-- BEGIN SOURCE DATA --

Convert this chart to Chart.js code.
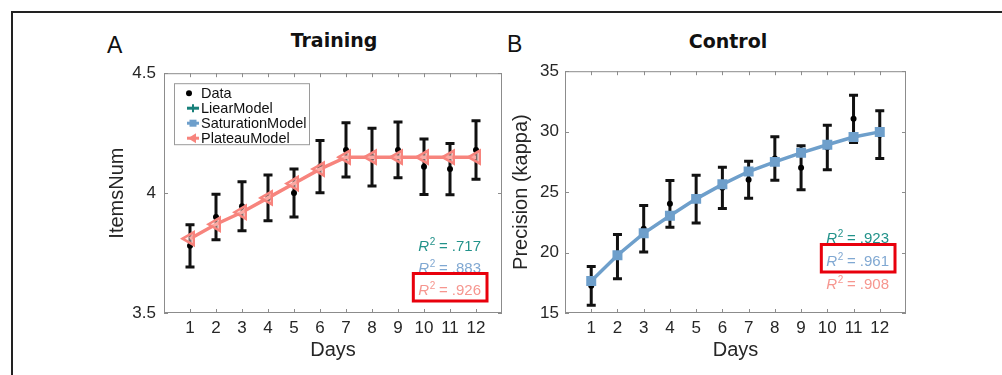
<!DOCTYPE html>
<html>
<head>
<meta charset="utf-8">
<script src="https://cdn.jsdelivr.net/npm/chart.js@4.4.1/dist/chart.umd.min.js"></script>
<style>
  body { margin: 0; background: #fff; }
  #fig { position: relative; width: 1002px; height: 375px; overflow: hidden; background: #fff; }
  .frame { position: absolute; left: 11px; top: 11px; width: 1100px; height: 500px;
           border-left: 2px solid #222; border-top: 2px solid #222; }
  .letter { position: absolute; font: 23px/23px "Liberation Sans", Arial, sans-serif; color: #111; }
  .title { position: absolute; width: 200px; text-align: center; font: bold 19px/19px "DejaVu Sans", sans-serif; color: #111; }
  canvas { position: absolute; }
</style>
</head>
<body>
<div id="fig">
  <div class="frame"></div>
  <div class="letter" style="left:107px;top:34px">A</div>
  <div class="title" style="left:234px;top:31px">Training</div>
  <div class="letter" style="left:507px;top:33px">B</div>
  <div class="title" style="left:628px;top:32px">Control</div>
  <canvas id="chartA" width="420" height="320" style="left:95px;top:55px"></canvas>
  <canvas id="chartB" width="420" height="320" style="left:495px;top:55px"></canvas>
</div>
<script>
// data
const days = [1, 2, 3, 4, 5, 6, 7, 8, 9, 10, 11, 12];

const trainMean = [3.78, 3.90, 3.945, 3.98, 4.00, 4.11, 4.18, 4.15, 4.18, 4.11, 4.10, 4.18];
const trainSem = [0.088, 0.095, 0.102, 0.095, 0.10, 0.109, 0.113, 0.12, 0.116, 0.116, 0.107, 0.122];
const trainPlateau = [3.81, 3.87, 3.92, 3.98, 4.04, 4.10, 4.15, 4.15, 4.15, 4.15, 4.15, 4.15];

const ctrlMean = [17.25, 19.67, 21.97, 24.03, 24.42, 25.35, 26.03, 27.78, 27.02, 28.68, 31.06, 29.75];
const ctrlSem = [1.6, 1.83, 1.93, 1.93, 1.98, 1.7, 1.53, 1.8, 1.82, 1.84, 1.96, 1.97];
const ctrlSaturation = [17.64, 19.78, 21.59, 23.05, 24.44, 25.64, 26.7, 27.5, 28.25, 28.92, 29.56, 29.98];

const trainR2 = ['.717', '.883', '.926'];
const ctrlR2 = ['.923', '.961', '.908'];

const legendNames = ['Data', 'LiearModel', 'SaturationModel', 'PlateauModel'];
const lineColors = ['#000000', '#17807a', '#6e9fcb', '#f7847d'];
const r2Colors = ['#22928a', '#80a8d2', '#f6968f'];

const FONT = '"Liberation Sans", Arial, sans-serif';
const TXT = '#262626';

function pts(ys) {
  return days.map((d, i) => ({ x: d, y: ys[i] }));
}

function decor(cfg) {
  return {
    id: 'decor',
    beforeDatasetsDraw(chart) {
      const { ctx, scales: { x, y } } = chart;
      ctx.save();
      ctx.strokeStyle = '#111';
      ctx.lineWidth = 3;
      cfg.mean.forEach((m, i) => {
        const px = x.getPixelForValue(days[i]);
        const top = y.getPixelForValue(m + cfg.sem[i]);
        const bot = y.getPixelForValue(m - cfg.sem[i]);
        ctx.beginPath();
        ctx.moveTo(px, top); ctx.lineTo(px, bot);
        ctx.moveTo(px - 4.5, top); ctx.lineTo(px + 4.5, top);
        ctx.moveTo(px - 4.5, bot); ctx.lineTo(px + 4.5, bot);
        ctx.stroke();
      });
      ctx.restore();
    },
    afterDraw(chart) {
      const { ctx, chartArea: a, scales: { x, y } } = chart;
      ctx.save();
      // axes box
      ctx.strokeStyle = '#8c8c8c';
      ctx.lineWidth = 1;
      ctx.strokeRect(a.left + 0.5, a.top + 0.5, a.right - a.left - 1, a.bottom - a.top - 1);
      // inward ticks
      ctx.beginPath();
      days.forEach(d => {
        const px = Math.round(x.getPixelForValue(d)) + 0.5;
        ctx.moveTo(px, a.bottom); ctx.lineTo(px, a.bottom - 4);
        ctx.moveTo(px, a.top); ctx.lineTo(px, a.top + 4);
      });
      y.ticks.forEach(t => {
        const py = Math.round(y.getPixelForValue(t.value)) + 0.5;
        ctx.moveTo(a.left, py); ctx.lineTo(a.left + 4, py);
        ctx.moveTo(a.right, py); ctx.lineTo(a.right - 4, py);
      });
      ctx.stroke();

      // R^2 labels
      const rx = a.right - cfg.r2Right;
      cfg.r2.forEach((val, i) => {
        const by = a.bottom - cfg.r2Base + cfg.r2Step * i;
        ctx.font = 'italic 15px ' + FONT;
        const w1 = ctx.measureText('R').width;
        ctx.font = '10px ' + FONT;
        const w2 = ctx.measureText('2').width;
        ctx.font = '15px ' + FONT;
        const rest = ' = ' + val;
        const w3 = ctx.measureText(rest).width;
        const w = w1 + w2 + w3;
        const sx = rx - w;
        ctx.fillStyle = r2Colors[i];
        ctx.textBaseline = 'alphabetic';
        ctx.textAlign = 'left';
        ctx.font = 'italic 15px ' + FONT;
        ctx.fillText('R', sx, by);
        ctx.font = '10px ' + FONT;
        ctx.fillText('2', sx + w1 + 0.5, by - 6);
        ctx.font = '15px ' + FONT;
        ctx.fillText(rest, sx + w1 + w2, by);
        if (i === cfg.best) {
          ctx.strokeStyle = '#e8000c';
          ctx.lineWidth = 3;
          ctx.strokeRect(sx - 5, by - 21.5, w + 11, 27.5);
        }
      });

      // legend
      if (cfg.legend) {
        const lx = a.left + 10, ly = a.top + 10;
        ctx.fillStyle = '#fff';
        ctx.fillRect(lx, ly, 135, 61);
        ctx.strokeStyle = '#9a9a9a';
        ctx.lineWidth = 1;
        ctx.strokeRect(lx + 0.5, ly + 0.5, 135, 61);
        legendNames.forEach((name, i) => {
          const cy = ly + 10 + 15 * i;
          const mx = lx + 19;
          ctx.fillStyle = lineColors[i];
          ctx.strokeStyle = lineColors[i];
          if (i === 0) {
            ctx.beginPath();
            ctx.arc(mx - 4, cy, 3, 0, Math.PI * 2);
            ctx.fill();
          } else {
            ctx.lineWidth = 3;
            ctx.beginPath();
            ctx.moveTo(mx - 6, cy); ctx.lineTo(mx + 6, cy);
            ctx.stroke();
            if (i === 1) {
              ctx.lineWidth = 2;
              ctx.beginPath();
              ctx.moveTo(mx, cy - 4); ctx.lineTo(mx, cy + 4);
              ctx.stroke();
            } else if (i === 2) {
              ctx.fillRect(mx - 3.5, cy - 3.5, 7, 7);
            } else {
              ctx.beginPath();
              ctx.moveTo(mx - 5, cy); ctx.lineTo(mx + 3, cy - 5); ctx.lineTo(mx + 3, cy + 5);
              ctx.closePath();
              ctx.fill();
            }
          }
          ctx.fillStyle = '#111';
          ctx.font = '14.5px ' + FONT;
          ctx.textBaseline = 'middle';
          ctx.textAlign = 'left';
          ctx.fillText(name, lx + 27, cy + 0.5);
        });
      }
      ctx.restore();
    }
  };
}

function makeChart(id, o) {
  return new Chart(document.getElementById(id), {
    type: 'line',
    data: {
      datasets: [
        {
          label: o.modelLabel,
          data: pts(o.model),
          order: 0,
          borderColor: o.modelColor,
          borderWidth: 3.5,
          pointStyle: o.pointStyle,
          rotation: o.rotation,
          pointRadius: o.pointRadius,
          pointBackgroundColor: o.pointFill,
          pointBorderColor: o.modelColor,
          pointBorderWidth: o.pointBorder,
          tension: 0,
          fill: false
        },
        {
          label: 'Data',
          data: pts(o.mean),
          order: 1,
          showLine: false,
          pointRadius: 3,
          pointBackgroundColor: '#000',
          pointBorderColor: '#000',
          pointBorderWidth: 0
        }
      ]
    },
    options: {
      responsive: false,
      animation: false,
      devicePixelRatio: 1,
      layout: { autoPadding: false, padding: { top: 8, right: o.padRight, bottom: 0, left: 0 } },
      plugins: { legend: { display: false }, tooltip: { enabled: false } },
      scales: {
        x: {
          type: 'linear',
          min: 0,
          max: 13,
          afterFit: s => { s.height = 62; },
          grid: { display: false, drawTicks: false },
          border: { display: false },
          ticks: {
            stepSize: 1,
            autoSkip: false,
            maxRotation: 0,
            padding: 5,
            color: TXT,
            font: { family: FONT, size: 17 },
            callback: v => (v >= 1 && v <= 12 ? v : '')
          },
          title: {
            display: true,
            text: 'Days',
            color: TXT,
            font: { family: FONT, size: 20 },
            padding: { top: 0, bottom: 13 }
          }
        },
        y: {
          min: o.yMin,
          max: o.yMax,
          afterFit: s => { s.width = o.yWidth; },
          grid: { display: false, drawTicks: false },
          border: { display: false },
          ticks: {
            stepSize: o.yStep,
            padding: o.tickPad,
            color: TXT,
            font: { family: FONT, size: 17 },
            callback: v => String(v)
          },
          title: {
            display: true,
            text: o.yTitle,
            color: TXT,
            font: { family: FONT, size: 20 },
            padding: { top: o.titlePad, bottom: 0 }
          }
        }
      }
    },
    plugins: [decor(o.decor)]
  });
}

makeChart('chartA', {
  model: trainPlateau,
  mean: trainMean,
  modelLabel: 'PlateauModel',
  modelColor: '#f7847d',
  pointStyle: 'triangle',
  rotation: -90,
  pointRadius: 7.5,
  pointBorder: 2.5,
  pointFill: 'rgba(255,215,210,0.45)',
  padRight: 13,
  yMin: 3.5, yMax: 4.5, yStep: 0.5,
  yWidth: 69, tickPad: 8, titlePad: 10,
  yTitle: 'ItemsNum',
  decor: { mean: trainMean, sem: trainSem, r2: trainR2, best: 2, r2Right: 21, r2Base: 62, r2Step: 22, legend: true }
});

makeChart('chartB', {
  model: ctrlSaturation,
  mean: ctrlMean,
  modelLabel: 'SaturationModel',
  modelColor: '#6e9fcb',
  pointStyle: 'rect',
  rotation: 0,
  pointRadius: 6,
  pointBorder: 1.5,
  pointFill: '#6e9fcb',
  padRight: 9,
  yMin: 15, yMax: 35, yStep: 5,
  yWidth: 70, tickPad: 6, titlePad: 14,
  yTitle: 'Precision (kappa)',
  decor: { mean: ctrlMean, sem: ctrlSem, r2: ctrlR2, best: 1, r2Right: 17, r2Base: 70, r2Step: 23, legend: false }
});
</script>
</body>
</html>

-- END SOURCE DATA --

REQUIRED TASK: Leave out the pictures, then repeat the listing above exactly from its first line to the line with "10, 11, 12];", inclusive.

TASK RESULT:
Convert this chart to Chart.js code.
<!DOCTYPE html>
<html>
<head>
<meta charset="utf-8">
<script src="https://cdn.jsdelivr.net/npm/chart.js@4.4.1/dist/chart.umd.min.js"></script>
<style>
  body { margin: 0; background: #fff; }
  #fig { position: relative; width: 1002px; height: 375px; overflow: hidden; background: #fff; }
  .frame { position: absolute; left: 11px; top: 11px; width: 1100px; height: 500px;
           border-left: 2px solid #222; border-top: 2px solid #222; }
  .letter { position: absolute; font: 23px/23px "Liberation Sans", Arial, sans-serif; color: #111; }
  .title { position: absolute; width: 200px; text-align: center; font: bold 19px/19px "DejaVu Sans", sans-serif; color: #111; }
  canvas { position: absolute; }
</style>
</head>
<body>
<div id="fig">
  <div class="frame"></div>
  <div class="letter" style="left:107px;top:34px">A</div>
  <div class="title" style="left:234px;top:31px">Training</div>
  <div class="letter" style="left:507px;top:33px">B</div>
  <div class="title" style="left:628px;top:32px">Control</div>
  <canvas id="chartA" width="420" height="320" style="left:95px;top:55px"></canvas>
  <canvas id="chartB" width="420" height="320" style="left:495px;top:55px"></canvas>
</div>
<script>
// data
const days = [1, 2, 3, 4, 5, 6, 7, 8, 9, 10, 11, 12];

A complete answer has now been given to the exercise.